Whatever the reasons for the Nobel committee’s burst of clarity, we can be grateful that it happened now, when the values that Naipaul champions are so conspicuously under attack. We have in these pages occasionally cited Naipaul’s essay “Our Universal Civilization,” which was first delivered in 1990 as the Wriston Lecture sponsored by the Manhattan Institute in New York. Naipaul describes there his literary development as a journey from the “periphery” to the “center”: from his native Trinidad—the periphery of universal civilization—to London, its center.
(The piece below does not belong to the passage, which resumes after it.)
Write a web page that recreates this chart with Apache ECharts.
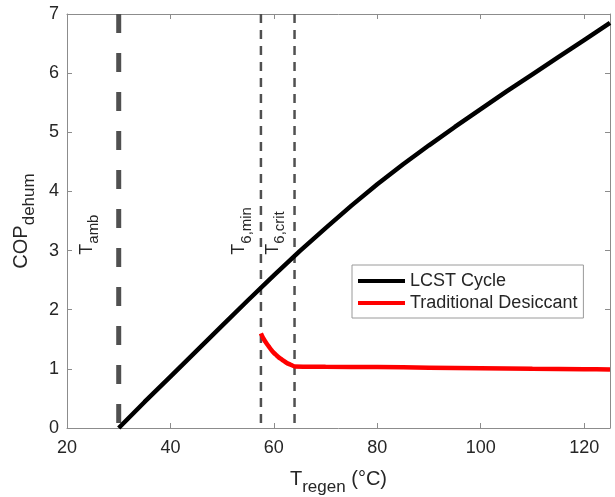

The autobiographical movement he traces is at the same time the long, sometimes difficult movement of Western civilization as a whole. It embodies, Naipaul writes, a capacious idea of human fulfillment.

It is an elastic idea; it fits all men. It implies a certain kind of society, a certain kind of awakened spirit. I don’t imagine my father’s Hindu parents would have been able to understand the idea. So much is contained in it: the idea of the individual, responsibility, choice, the life of the intellect, the idea of vocation and perfectibility and achievement. It is an immense human idea. It cannot be reduced to a fixed system. It cannot generate fanaticism. But it is known to exist, and because of that, other more rigid systems in the end blow away.
But not, we might add, without the brisk wind of moral self-assurance, a commodity that has until recently too often been lacking in Western democracies.

It was precisely for daring to extol Western civilization as something “universal,” which “fits all men,” that Naipaul has been so vehemently attacked by the left. Writing in 1998 about Beyond Belief, the radical-chic academic critic Edward Said assured readers that Naipaul’s criticism of Islamic fundamentalism represented “an intellectual catastrophe of the first order”: “so much is now lost on Naipaul,” Said wrote. “His writing has become repetitive and uninteresting. His gifts have been squandered. He can no longer make sense.”

In fact, in Beyond Belief, as elsewhere, Naipaul came bearing that most unwelcome instrument: a mirror in which were displayed the shattered illusions of fond hopes, the rancid pieties of baseless “ideals”—chief among which has been the multicultural ideal of the moral equality of all cultures. Naipaul ruthlessly exposed the mendacity of this dogma. “There probably has been no imperialism like that of Islam and the Arabs,” Naipaul noted, because “Islam seeks as an article of faith to erase the past; the believers in the end honour Arabia alone; they have nothing to return to.” As the journalist Tunku Varadarajan observed recently in a perceptive piece on Naipaul in The Wall Street Journal, “for telling this truth, Mr. Naipaul has been attacked in the Islamic world, as well as in the West by liberals who see no harm in projecting all societies as equal and as equally ‘valid.’” Naipaul made sense, all right, but it was not the sort of sense that Edward Said and his intellectual confrères wanted to hear.